How to Set Up a Local Embedding Server
Step 1: Choose an Embedding Model
Embedding models convert text into fixed-length vectors (typically 384-1536 dimensions) where semantically similar text produces similar vectors. The most popular self-hosted embedding models in 2026:
nomic-embed-text (137M parameters): The most popular choice for local RAG. Produces 768-dimension vectors with strong performance on the MTEB benchmark. Runs on CPU with minimal resources. Available directly through Ollama.
mxbai-embed-large (335M parameters): Higher quality embeddings with 1024 dimensions. Better retrieval accuracy than nomic-embed-text at a modest increase in resource usage. Good for applications where retrieval quality directly affects output quality.
all-minilm (33M parameters): The smallest practical option, producing 384-dimension vectors. Ideal for resource-constrained environments or when embedding speed matters more than maximum quality.
snowflake-arctic-embed (110M parameters): Optimized for retrieval tasks specifically, with strong performance on search-oriented benchmarks. A good choice if your primary use case is document search rather than general semantic similarity.
Step 2: Set Up with Ollama
The easiest path to a local embedding server runs through Ollama. Install Ollama if you have not already, then pull an embedding model: ollama pull nomic-embed-text. The model downloads in seconds (typically under 300MB) and is immediately available through the API.
To generate embeddings, send a POST request to http://localhost:11434/api/embed with the model name and text. The response contains a vector array that you can store in a vector database or use for similarity calculations directly.
Ollama can serve both an embedding model and a language model simultaneously. The embedding model uses minimal memory (under 500MB), leaving the majority of your resources available for the language model. This dual-model setup is the foundation of a fully local RAG pipeline.

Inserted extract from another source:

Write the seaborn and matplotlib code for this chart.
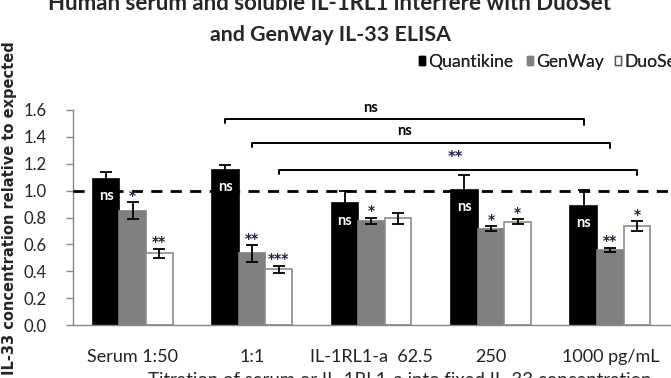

Step 3: Connect a Vector Database
Embeddings need to be stored in a vector database for efficient similarity search. The database indexes the vectors so that finding the most similar documents to a query takes milliseconds, even across millions of documents.
ChromaDB is the simplest option for getting started. It runs as a Python library (no separate server needed) and stores vectors locally. Install with pip and initialize a collection in a few lines of code. Suitable for development and small-to-medium document collections (up to a few hundred thousand documents).
Qdrant is a dedicated vector database that runs as a standalone server. It handles larger collections efficiently, supports filtering and metadata queries alongside vector search, and provides a REST API. Run it via Docker for quick setup.
pgvector adds vector search capability to PostgreSQL. If your application already uses PostgreSQL, pgvector lets you store embeddings alongside your existing data without adding a new database to your infrastructure.
Step 4: Build a RAG Pipeline
A complete local RAG pipeline works as follows: documents are chunked into passages (typically 200-500 tokens each), each passage is embedded using the local embedding model, and the vectors are stored in the vector database. When a user asks a question, the question is embedded, the vector database returns the most similar passages, and those passages are included in the prompt to the language model as context for generating an answer.
The entire pipeline runs locally: embedding model via Ollama, vector database on the same machine, and language model via Ollama or vLLM. No data leaves your infrastructure at any point.
For chunking strategy, overlap adjacent chunks by 10-20% to avoid losing context at chunk boundaries. Use semantic chunking (splitting on paragraph or section boundaries) rather than fixed character counts when possible. Index chunk metadata (source document, page number, section title) alongside the vectors to provide source attribution in responses.
A local embedding server using Ollama and nomic-embed-text takes minutes to set up, uses minimal resources, and enables fully private RAG pipelines. Pair it with ChromaDB for development or Qdrant for production workloads.